En toda idea de renovación y de revolución, el arte y la poesía
son ciertamente factores que tienen su importancia secundaria muy
relativa, pero nunca de ningún modo tal como para poder imperar y
tener derecho a guiar la acción individual y colectiva por los
únicos efectos estéticos que se puedan obtener. Independientemente
de la bondad intrínseca de una idea, el arte se apodera de ella y la
embellece a su gusto, aun a riesgo de transformarla totalmente, con
tal de que pueda hallar en ella nuevas formas de belleza. Es ésa la
suerte que les está reservada a todas las ideas nuevas y audaces que
por su naturaleza se prestan mejor a la fantasía del artista.
(...)
Pero, a su vez, ciertas formas de literatura anárquica violenta,
ejercen su influencia sobre el movimiento, de un modo que no debemos
dejar de examinarlo.

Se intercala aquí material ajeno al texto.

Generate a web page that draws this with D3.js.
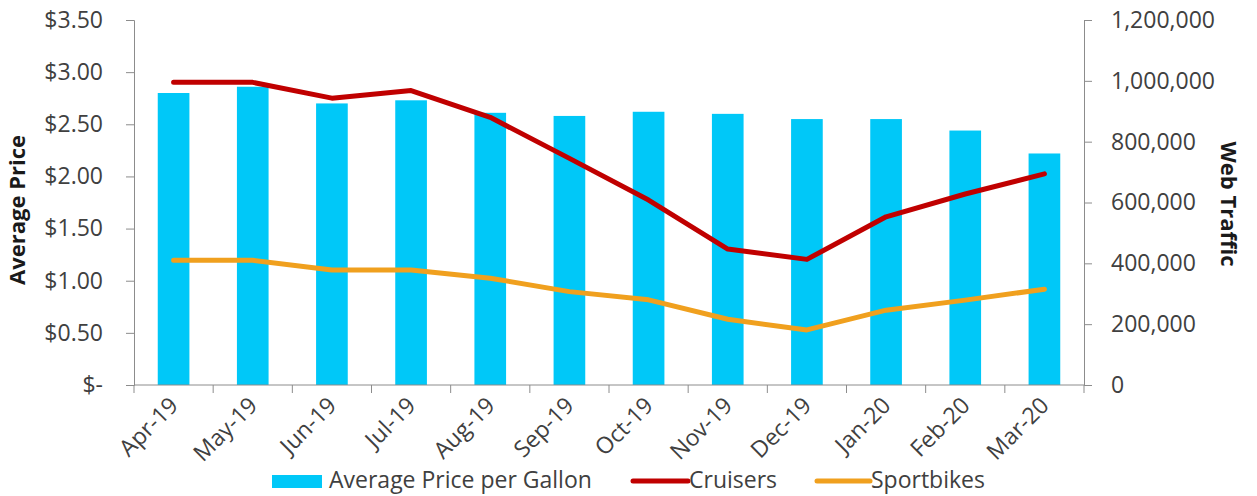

Las formas paradojales estéticas de la
literatura anarquizante, han tenido sobre el mundo anarquista una
repercusión enorme, la cual ha contribuido no poco a hacer perder de
vista el lado socialista y humanitario del anarquismo y ha influido
también no poco en el desarrollo del lado terrorista.
Pero,
entendámonos: yo hago constar un hecho, y no por esto pretendo
sostener que debemos poner un freno al arte y a la literatura, aunque
sea con el fin de defender a la sociedad o de hacer caminar el
movimiento revolucionario mejor por un sendero que no por otro. (...)
El caso es que el hecho que hago constar, es innegable. Séame
permitido recordar un caso que yo mismo he podido observar. Cuando
Emilio Henry, en 1894, arrojó una bomba en un café, todos los
anarquistas que yo entonces conocía, encontraron ilógico o
inútilmente cruel dicho atentado, y no disimularon su descontento y
su desaprobación del acto cometido. Pero cuando, durante el proceso,
Emilio Henry pronunció su célebre autodefensa, que es una verdadera
joya literaria confesado así hasta por el mismo Lombroso, y cuando,
después de su decapitación, tantos escritores, sin ser anarquistas,
ensalzaron la figura del guillotinado, su lógica y su ingenio, la
opinión de los anarquistas cambió, por lo menos en una gran mayoría
de éstos, y el acto de Henry encontró, entre ellos, apologistas e
imitadores. Como se ve, el lado estético, literario, arrinconó de
un modo evidente el lado social, o mejor dicho antisocial, del
atentado, y en este caso, la doctrina anarquista integral, nada tuvo
que agradecer a la literatura. En efecto, le había prestado un flaco
servicio.
En
Influencias burguesas sobre el anarquismo, de Luigi Fabbri.